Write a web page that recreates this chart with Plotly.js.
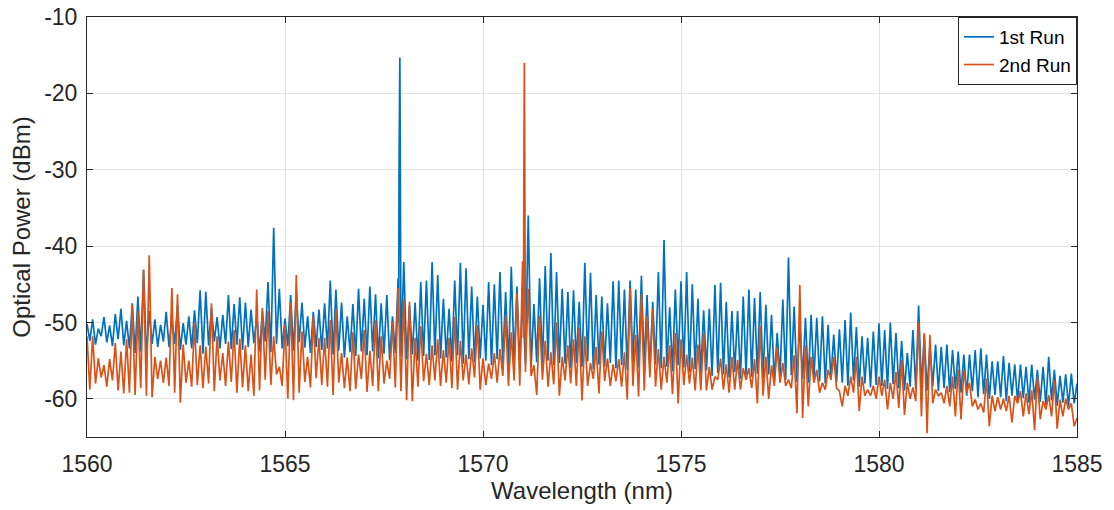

* * *

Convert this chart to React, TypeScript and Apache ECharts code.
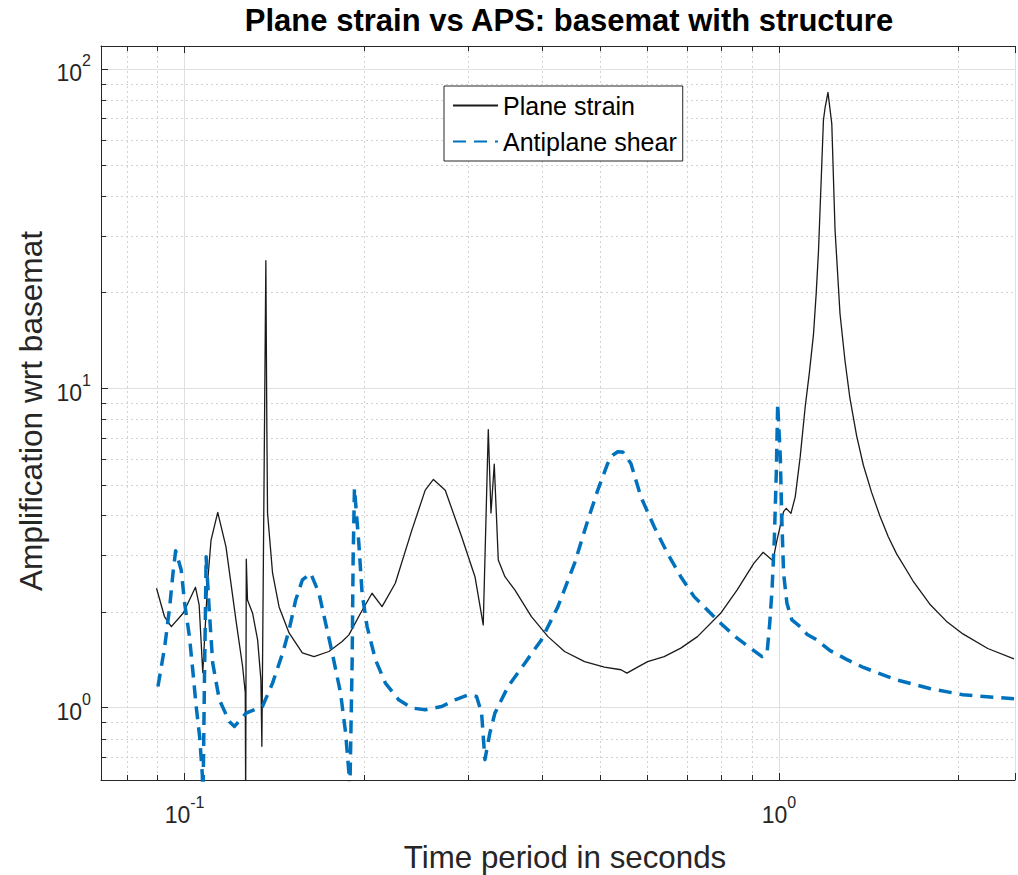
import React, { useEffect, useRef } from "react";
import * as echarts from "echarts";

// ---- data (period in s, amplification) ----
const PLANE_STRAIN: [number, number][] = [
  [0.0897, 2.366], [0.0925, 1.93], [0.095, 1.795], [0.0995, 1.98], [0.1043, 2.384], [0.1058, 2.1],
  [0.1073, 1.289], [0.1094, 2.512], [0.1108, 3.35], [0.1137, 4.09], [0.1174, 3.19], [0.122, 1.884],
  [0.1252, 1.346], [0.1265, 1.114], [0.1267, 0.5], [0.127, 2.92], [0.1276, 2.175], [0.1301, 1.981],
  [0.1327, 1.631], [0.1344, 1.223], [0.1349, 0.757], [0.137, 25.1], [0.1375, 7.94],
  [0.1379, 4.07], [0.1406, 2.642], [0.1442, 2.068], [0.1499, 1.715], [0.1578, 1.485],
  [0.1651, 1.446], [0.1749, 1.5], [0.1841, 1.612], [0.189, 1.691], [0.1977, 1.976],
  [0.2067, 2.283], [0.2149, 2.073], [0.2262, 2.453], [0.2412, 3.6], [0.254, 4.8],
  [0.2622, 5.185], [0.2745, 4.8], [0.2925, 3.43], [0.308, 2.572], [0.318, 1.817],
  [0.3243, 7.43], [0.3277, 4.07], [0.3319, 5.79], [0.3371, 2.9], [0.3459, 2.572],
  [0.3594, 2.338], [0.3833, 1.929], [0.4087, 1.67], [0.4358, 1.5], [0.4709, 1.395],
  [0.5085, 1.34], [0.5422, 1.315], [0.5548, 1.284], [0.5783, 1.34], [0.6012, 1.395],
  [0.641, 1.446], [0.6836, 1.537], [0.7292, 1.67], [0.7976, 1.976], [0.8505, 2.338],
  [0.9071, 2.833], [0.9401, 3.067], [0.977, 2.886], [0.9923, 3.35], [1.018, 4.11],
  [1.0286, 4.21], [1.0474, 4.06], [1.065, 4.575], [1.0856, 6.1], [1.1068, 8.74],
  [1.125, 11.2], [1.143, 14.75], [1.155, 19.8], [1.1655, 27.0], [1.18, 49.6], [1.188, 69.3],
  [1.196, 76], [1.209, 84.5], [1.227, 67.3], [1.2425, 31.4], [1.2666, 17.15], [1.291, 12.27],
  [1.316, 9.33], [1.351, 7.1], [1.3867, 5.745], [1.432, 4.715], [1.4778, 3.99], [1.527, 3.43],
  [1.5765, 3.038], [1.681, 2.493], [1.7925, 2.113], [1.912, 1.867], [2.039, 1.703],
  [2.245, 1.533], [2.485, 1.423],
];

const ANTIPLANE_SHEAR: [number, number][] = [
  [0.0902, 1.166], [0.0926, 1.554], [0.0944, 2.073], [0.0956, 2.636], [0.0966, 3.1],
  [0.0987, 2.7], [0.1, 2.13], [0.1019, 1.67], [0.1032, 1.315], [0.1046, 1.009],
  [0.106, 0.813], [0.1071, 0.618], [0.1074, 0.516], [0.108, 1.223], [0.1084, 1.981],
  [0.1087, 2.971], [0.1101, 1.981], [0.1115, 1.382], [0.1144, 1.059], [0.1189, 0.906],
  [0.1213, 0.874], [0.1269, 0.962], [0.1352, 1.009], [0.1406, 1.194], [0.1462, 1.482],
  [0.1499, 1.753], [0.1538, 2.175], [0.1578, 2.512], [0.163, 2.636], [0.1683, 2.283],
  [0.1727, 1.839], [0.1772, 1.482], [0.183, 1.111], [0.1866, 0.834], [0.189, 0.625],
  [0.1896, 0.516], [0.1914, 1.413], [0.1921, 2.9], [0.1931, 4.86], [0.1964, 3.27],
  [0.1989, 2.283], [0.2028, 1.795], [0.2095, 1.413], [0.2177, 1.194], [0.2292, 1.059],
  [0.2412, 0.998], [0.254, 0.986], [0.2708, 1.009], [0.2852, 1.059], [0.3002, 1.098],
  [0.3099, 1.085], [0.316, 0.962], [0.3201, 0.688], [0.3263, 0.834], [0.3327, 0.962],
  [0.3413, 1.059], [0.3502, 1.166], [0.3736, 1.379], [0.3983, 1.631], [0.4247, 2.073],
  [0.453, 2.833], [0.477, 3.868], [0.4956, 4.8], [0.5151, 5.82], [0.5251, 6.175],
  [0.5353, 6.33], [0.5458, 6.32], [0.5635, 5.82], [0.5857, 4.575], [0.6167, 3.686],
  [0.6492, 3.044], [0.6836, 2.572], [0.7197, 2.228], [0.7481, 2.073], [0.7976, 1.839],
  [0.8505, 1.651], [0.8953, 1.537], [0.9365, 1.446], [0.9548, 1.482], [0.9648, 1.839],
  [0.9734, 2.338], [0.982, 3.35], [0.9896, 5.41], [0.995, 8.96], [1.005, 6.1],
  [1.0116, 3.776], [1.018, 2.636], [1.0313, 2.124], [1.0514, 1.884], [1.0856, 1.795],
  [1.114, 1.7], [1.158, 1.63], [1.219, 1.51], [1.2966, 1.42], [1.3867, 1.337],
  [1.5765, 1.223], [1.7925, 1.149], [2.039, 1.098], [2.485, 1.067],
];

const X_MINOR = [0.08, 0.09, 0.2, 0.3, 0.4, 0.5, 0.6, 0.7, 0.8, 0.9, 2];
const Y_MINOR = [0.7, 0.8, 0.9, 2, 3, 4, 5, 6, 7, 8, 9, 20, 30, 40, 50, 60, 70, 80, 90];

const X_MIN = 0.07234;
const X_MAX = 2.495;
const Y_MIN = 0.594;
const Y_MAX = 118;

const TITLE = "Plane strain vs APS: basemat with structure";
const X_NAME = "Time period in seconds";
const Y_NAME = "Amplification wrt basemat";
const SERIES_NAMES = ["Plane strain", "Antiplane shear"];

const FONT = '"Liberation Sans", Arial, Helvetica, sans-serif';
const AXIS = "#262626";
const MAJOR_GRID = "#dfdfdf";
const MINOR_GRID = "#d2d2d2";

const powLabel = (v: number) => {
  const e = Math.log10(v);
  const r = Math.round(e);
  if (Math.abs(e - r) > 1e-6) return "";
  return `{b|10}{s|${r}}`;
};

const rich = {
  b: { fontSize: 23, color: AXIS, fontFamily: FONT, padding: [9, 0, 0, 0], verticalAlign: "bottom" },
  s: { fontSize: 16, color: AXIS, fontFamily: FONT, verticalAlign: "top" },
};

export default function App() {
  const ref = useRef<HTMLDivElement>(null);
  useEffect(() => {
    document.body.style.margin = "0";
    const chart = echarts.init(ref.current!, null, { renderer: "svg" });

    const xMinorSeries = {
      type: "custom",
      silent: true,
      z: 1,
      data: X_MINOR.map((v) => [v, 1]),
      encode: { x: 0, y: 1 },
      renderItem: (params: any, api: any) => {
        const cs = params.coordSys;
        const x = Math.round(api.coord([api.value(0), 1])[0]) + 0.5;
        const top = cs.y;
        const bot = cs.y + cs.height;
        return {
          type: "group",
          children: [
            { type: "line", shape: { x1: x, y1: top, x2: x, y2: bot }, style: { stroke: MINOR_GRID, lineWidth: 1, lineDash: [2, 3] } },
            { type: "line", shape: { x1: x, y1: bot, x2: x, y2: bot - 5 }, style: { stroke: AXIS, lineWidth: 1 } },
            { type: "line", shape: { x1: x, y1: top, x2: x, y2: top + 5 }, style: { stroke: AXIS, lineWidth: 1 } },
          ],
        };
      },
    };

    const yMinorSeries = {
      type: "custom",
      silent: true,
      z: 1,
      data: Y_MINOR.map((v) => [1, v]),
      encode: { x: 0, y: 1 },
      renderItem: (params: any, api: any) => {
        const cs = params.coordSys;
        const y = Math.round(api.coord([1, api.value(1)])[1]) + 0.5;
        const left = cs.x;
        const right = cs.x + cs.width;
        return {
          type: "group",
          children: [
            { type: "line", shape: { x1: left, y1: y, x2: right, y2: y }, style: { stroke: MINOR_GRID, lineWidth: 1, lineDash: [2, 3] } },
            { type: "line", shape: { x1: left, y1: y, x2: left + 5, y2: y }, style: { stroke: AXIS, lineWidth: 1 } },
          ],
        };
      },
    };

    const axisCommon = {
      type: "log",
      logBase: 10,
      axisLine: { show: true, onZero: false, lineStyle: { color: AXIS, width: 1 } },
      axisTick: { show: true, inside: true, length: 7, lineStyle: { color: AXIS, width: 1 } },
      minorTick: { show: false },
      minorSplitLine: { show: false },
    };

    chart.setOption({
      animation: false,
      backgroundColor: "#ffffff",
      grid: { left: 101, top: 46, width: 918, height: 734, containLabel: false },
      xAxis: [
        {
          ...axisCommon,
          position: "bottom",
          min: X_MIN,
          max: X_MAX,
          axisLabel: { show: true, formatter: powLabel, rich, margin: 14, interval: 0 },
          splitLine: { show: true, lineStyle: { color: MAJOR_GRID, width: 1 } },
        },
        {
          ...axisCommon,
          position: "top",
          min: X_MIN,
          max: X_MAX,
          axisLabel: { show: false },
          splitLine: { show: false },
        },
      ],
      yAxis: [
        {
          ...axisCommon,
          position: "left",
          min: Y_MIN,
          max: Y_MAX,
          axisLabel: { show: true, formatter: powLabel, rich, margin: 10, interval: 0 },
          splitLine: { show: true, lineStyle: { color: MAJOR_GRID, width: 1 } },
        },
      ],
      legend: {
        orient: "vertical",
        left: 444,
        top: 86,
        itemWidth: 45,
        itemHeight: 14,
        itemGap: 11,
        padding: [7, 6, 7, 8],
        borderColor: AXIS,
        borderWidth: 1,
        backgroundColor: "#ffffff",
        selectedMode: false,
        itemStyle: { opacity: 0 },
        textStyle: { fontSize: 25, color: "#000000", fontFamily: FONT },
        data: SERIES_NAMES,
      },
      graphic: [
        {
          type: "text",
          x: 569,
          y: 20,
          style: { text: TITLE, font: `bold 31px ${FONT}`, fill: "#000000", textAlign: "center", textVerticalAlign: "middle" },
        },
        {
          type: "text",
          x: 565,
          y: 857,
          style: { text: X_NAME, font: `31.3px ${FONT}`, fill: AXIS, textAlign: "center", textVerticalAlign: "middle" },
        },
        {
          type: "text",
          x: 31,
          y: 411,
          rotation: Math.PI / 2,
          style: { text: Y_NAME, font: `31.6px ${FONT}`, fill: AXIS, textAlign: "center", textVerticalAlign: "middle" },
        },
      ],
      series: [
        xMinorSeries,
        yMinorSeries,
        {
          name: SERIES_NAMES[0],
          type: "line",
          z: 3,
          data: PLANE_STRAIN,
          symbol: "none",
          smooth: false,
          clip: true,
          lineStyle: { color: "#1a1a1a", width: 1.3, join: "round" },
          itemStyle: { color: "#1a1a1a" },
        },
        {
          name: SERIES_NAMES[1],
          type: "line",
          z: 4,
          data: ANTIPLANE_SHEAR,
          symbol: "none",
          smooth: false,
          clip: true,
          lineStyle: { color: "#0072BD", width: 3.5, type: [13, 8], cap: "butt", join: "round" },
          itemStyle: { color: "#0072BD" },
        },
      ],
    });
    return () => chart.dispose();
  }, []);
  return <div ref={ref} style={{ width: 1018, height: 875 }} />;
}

Stated task:
Repeat, word for word, the lines of the material above from the one holding "Convert this chart" through the one holding "import * as". Leave out pictures.

The result:
Convert this chart to React, TypeScript and Apache ECharts code.
import React, { useEffect, useRef } from "react";
import * as echarts from "echarts";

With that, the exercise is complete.